WHAT THE TASK ASKS
Print exactly the lines from the first one down to the line containing "const frameColor = '#555';", both ends included, with no pictures and nothing else.

SUPPLIED DATA

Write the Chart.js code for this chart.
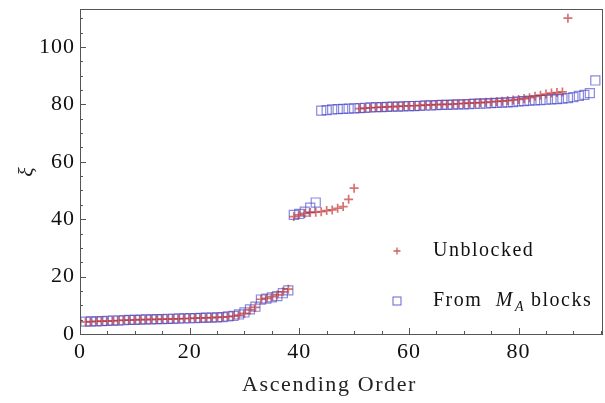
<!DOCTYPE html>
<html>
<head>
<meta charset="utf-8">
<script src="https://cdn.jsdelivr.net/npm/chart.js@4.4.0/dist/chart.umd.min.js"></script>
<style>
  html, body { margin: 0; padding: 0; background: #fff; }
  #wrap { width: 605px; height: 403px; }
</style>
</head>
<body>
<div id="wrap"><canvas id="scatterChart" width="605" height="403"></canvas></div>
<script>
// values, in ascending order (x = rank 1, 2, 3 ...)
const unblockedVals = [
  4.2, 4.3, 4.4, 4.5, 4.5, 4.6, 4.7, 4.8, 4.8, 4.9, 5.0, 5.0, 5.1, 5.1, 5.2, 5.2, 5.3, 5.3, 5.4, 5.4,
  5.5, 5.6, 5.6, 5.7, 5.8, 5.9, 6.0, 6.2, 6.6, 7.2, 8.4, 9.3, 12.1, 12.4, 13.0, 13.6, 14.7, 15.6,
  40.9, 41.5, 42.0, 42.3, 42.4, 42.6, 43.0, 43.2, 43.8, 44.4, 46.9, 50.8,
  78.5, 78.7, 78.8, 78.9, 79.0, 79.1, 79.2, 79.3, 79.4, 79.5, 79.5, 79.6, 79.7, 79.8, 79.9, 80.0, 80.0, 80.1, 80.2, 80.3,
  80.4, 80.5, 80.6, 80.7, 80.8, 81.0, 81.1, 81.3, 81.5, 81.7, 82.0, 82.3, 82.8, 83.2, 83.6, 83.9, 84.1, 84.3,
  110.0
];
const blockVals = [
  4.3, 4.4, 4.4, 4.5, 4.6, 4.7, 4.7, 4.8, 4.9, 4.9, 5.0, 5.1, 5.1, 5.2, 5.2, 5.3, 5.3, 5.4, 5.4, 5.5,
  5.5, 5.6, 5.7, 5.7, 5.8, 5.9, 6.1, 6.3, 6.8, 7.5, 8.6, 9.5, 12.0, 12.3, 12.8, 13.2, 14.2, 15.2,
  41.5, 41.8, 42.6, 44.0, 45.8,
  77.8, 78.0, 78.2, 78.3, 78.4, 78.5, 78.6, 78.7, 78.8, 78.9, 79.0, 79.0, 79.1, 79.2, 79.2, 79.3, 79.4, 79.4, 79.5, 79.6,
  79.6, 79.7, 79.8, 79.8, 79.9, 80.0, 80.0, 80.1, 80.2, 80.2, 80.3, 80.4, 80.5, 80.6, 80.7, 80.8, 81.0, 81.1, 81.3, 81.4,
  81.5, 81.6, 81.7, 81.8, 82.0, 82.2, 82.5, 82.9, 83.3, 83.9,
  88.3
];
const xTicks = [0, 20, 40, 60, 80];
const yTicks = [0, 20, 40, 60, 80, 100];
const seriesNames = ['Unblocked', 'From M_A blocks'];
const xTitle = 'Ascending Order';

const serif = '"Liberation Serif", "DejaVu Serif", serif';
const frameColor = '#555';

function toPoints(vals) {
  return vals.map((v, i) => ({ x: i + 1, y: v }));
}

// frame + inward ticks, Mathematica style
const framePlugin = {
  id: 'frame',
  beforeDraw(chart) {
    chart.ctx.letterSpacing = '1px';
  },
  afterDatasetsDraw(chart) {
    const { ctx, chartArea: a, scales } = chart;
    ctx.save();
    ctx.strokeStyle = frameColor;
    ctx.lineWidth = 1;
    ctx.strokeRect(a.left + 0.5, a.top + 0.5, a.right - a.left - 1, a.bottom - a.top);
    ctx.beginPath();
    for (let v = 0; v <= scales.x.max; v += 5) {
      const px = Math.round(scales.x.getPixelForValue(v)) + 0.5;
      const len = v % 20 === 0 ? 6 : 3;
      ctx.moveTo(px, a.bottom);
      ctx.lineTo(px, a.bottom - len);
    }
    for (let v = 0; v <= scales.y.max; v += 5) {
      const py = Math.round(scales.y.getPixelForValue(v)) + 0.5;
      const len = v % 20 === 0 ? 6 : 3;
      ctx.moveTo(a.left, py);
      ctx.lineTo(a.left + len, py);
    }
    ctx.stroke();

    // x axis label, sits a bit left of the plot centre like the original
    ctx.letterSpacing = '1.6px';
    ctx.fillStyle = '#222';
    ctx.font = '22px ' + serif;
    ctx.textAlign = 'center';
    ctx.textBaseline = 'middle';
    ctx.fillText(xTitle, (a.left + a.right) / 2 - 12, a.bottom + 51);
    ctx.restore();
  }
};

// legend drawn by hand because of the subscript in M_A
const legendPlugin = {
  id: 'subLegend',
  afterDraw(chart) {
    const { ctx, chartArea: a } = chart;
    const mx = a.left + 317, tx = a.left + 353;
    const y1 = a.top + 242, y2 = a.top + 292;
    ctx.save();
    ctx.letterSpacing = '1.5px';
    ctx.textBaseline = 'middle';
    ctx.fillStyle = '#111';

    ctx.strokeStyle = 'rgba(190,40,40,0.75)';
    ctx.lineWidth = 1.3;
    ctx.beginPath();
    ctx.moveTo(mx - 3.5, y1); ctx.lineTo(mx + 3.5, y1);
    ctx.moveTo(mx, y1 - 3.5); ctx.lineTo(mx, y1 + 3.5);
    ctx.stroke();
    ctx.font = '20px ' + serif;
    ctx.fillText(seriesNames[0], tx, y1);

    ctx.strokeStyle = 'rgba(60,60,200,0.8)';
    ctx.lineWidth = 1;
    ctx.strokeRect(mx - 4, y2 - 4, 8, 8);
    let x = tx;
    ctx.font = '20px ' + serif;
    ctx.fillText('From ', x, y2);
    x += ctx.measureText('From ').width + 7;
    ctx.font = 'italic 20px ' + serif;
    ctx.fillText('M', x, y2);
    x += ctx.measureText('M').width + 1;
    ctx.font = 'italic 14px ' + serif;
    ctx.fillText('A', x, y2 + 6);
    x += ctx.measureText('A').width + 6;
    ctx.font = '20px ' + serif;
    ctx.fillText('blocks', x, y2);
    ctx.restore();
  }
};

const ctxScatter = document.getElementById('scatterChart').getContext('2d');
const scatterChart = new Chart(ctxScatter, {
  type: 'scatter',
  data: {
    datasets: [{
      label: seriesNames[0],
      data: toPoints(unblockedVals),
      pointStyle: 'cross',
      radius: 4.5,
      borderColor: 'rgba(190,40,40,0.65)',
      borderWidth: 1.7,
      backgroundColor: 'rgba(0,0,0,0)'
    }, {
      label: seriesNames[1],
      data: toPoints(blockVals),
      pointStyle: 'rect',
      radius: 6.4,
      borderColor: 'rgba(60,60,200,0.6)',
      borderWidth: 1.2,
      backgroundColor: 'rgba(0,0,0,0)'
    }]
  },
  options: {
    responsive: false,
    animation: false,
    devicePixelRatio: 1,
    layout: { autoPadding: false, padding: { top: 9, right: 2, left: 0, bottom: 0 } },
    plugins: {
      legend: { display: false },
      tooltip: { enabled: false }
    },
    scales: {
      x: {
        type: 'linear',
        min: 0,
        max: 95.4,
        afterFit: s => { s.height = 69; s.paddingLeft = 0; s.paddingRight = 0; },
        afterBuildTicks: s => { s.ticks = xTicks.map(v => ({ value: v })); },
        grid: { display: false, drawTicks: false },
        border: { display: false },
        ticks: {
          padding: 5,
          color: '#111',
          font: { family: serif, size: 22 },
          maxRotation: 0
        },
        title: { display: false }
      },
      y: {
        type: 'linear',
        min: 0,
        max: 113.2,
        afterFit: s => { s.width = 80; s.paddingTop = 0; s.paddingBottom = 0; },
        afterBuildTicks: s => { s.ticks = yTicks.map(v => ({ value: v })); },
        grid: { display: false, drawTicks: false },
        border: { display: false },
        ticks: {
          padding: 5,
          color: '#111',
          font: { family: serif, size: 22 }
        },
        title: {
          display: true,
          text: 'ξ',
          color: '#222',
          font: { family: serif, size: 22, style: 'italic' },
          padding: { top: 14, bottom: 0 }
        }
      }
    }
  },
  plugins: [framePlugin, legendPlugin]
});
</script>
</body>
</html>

ANSWER TO THE TASK
Write the Chart.js code for this chart.
<!DOCTYPE html>
<html>
<head>
<meta charset="utf-8">
<script src="https://cdn.jsdelivr.net/npm/chart.js@4.4.0/dist/chart.umd.min.js"></script>
<style>
  html, body { margin: 0; padding: 0; background: #fff; }
  #wrap { width: 605px; height: 403px; }
</style>
</head>
<body>
<div id="wrap"><canvas id="scatterChart" width="605" height="403"></canvas></div>
<script>
// values, in ascending order (x = rank 1, 2, 3 ...)
const unblockedVals = [
  4.2, 4.3, 4.4, 4.5, 4.5, 4.6, 4.7, 4.8, 4.8, 4.9, 5.0, 5.0, 5.1, 5.1, 5.2, 5.2, 5.3, 5.3, 5.4, 5.4,
  5.5, 5.6, 5.6, 5.7, 5.8, 5.9, 6.0, 6.2, 6.6, 7.2, 8.4, 9.3, 12.1, 12.4, 13.0, 13.6, 14.7, 15.6,
  40.9, 41.5, 42.0, 42.3, 42.4, 42.6, 43.0, 43.2, 43.8, 44.4, 46.9, 50.8,
  78.5, 78.7, 78.8, 78.9, 79.0, 79.1, 79.2, 79.3, 79.4, 79.5, 79.5, 79.6, 79.7, 79.8, 79.9, 80.0, 80.0, 80.1, 80.2, 80.3,
  80.4, 80.5, 80.6, 80.7, 80.8, 81.0, 81.1, 81.3, 81.5, 81.7, 82.0, 82.3, 82.8, 83.2, 83.6, 83.9, 84.1, 84.3,
  110.0
];
const blockVals = [
  4.3, 4.4, 4.4, 4.5, 4.6, 4.7, 4.7, 4.8, 4.9, 4.9, 5.0, 5.1, 5.1, 5.2, 5.2, 5.3, 5.3, 5.4, 5.4, 5.5,
  5.5, 5.6, 5.7, 5.7, 5.8, 5.9, 6.1, 6.3, 6.8, 7.5, 8.6, 9.5, 12.0, 12.3, 12.8, 13.2, 14.2, 15.2,
  41.5, 41.8, 42.6, 44.0, 45.8,
  77.8, 78.0, 78.2, 78.3, 78.4, 78.5, 78.6, 78.7, 78.8, 78.9, 79.0, 79.0, 79.1, 79.2, 79.2, 79.3, 79.4, 79.4, 79.5, 79.6,
  79.6, 79.7, 79.8, 79.8, 79.9, 80.0, 80.0, 80.1, 80.2, 80.2, 80.3, 80.4, 80.5, 80.6, 80.7, 80.8, 81.0, 81.1, 81.3, 81.4,
  81.5, 81.6, 81.7, 81.8, 82.0, 82.2, 82.5, 82.9, 83.3, 83.9,
  88.3
];
const xTicks = [0, 20, 40, 60, 80];
const yTicks = [0, 20, 40, 60, 80, 100];
const seriesNames = ['Unblocked', 'From M_A blocks'];
const xTitle = 'Ascending Order';

const serif = '"Liberation Serif", "DejaVu Serif", serif';
const frameColor = '#555';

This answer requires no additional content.